The slowed restoration is not just of ecological significance, but also of economic importance. The Chesapeake watershed’s regional economy provides 8.3 million jobs and an annual revenue of almost $400 billion. Commercial fishing and seafood industries directly generate more than 5,000 jobs and an annual revenue of $56 million. In addition, the watershed’s recreation and tourism industries directly support more than 820,800 jobs and an annual revenue of $13 billion.

“Clearly, a healthy Chesapeake Bay is not only a very important resource locally, but also a treasure nationally,” Aunkst said.

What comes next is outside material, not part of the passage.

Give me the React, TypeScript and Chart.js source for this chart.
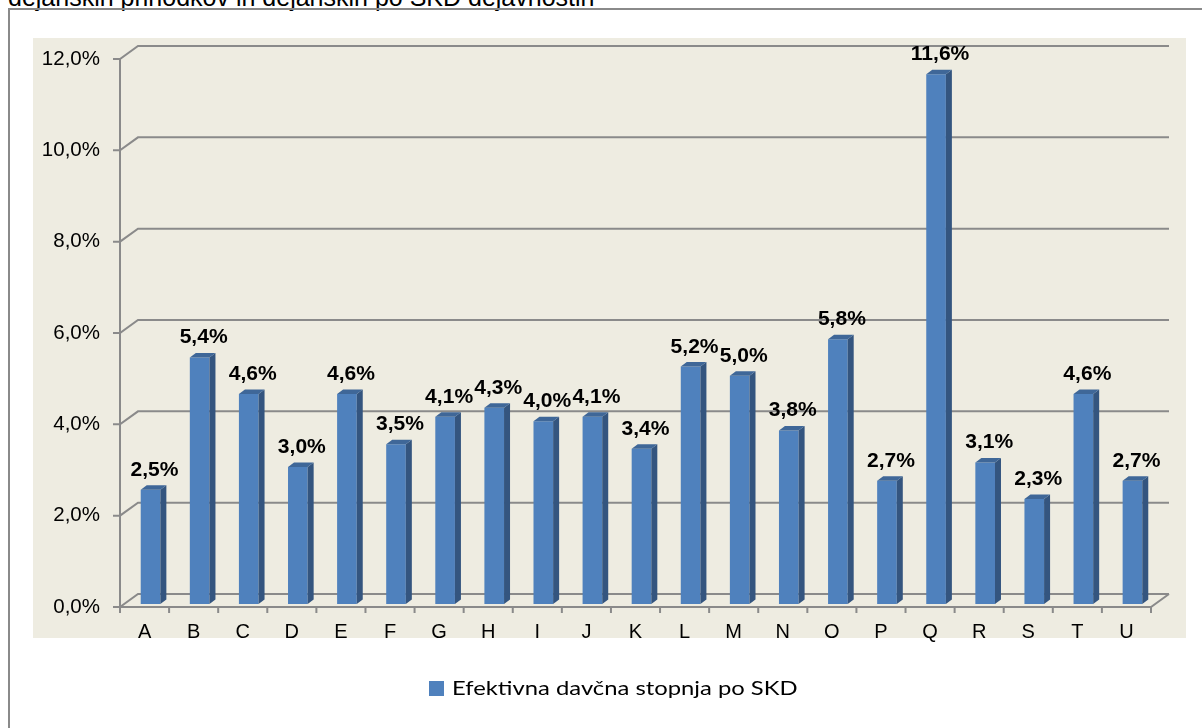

“Engineering is about developing, designing and implementing solutions to challenges. My Penn State degree in chemical engineering prepared me for a career in solving complex problems,” Aunkst said. “Whether those challenges were related to the science of protecting the environment or the development of policies and strategies for implementation of sound solutions, my engineering degree provided me with the foundation that continues to allow me to be successful as I advance in my career.”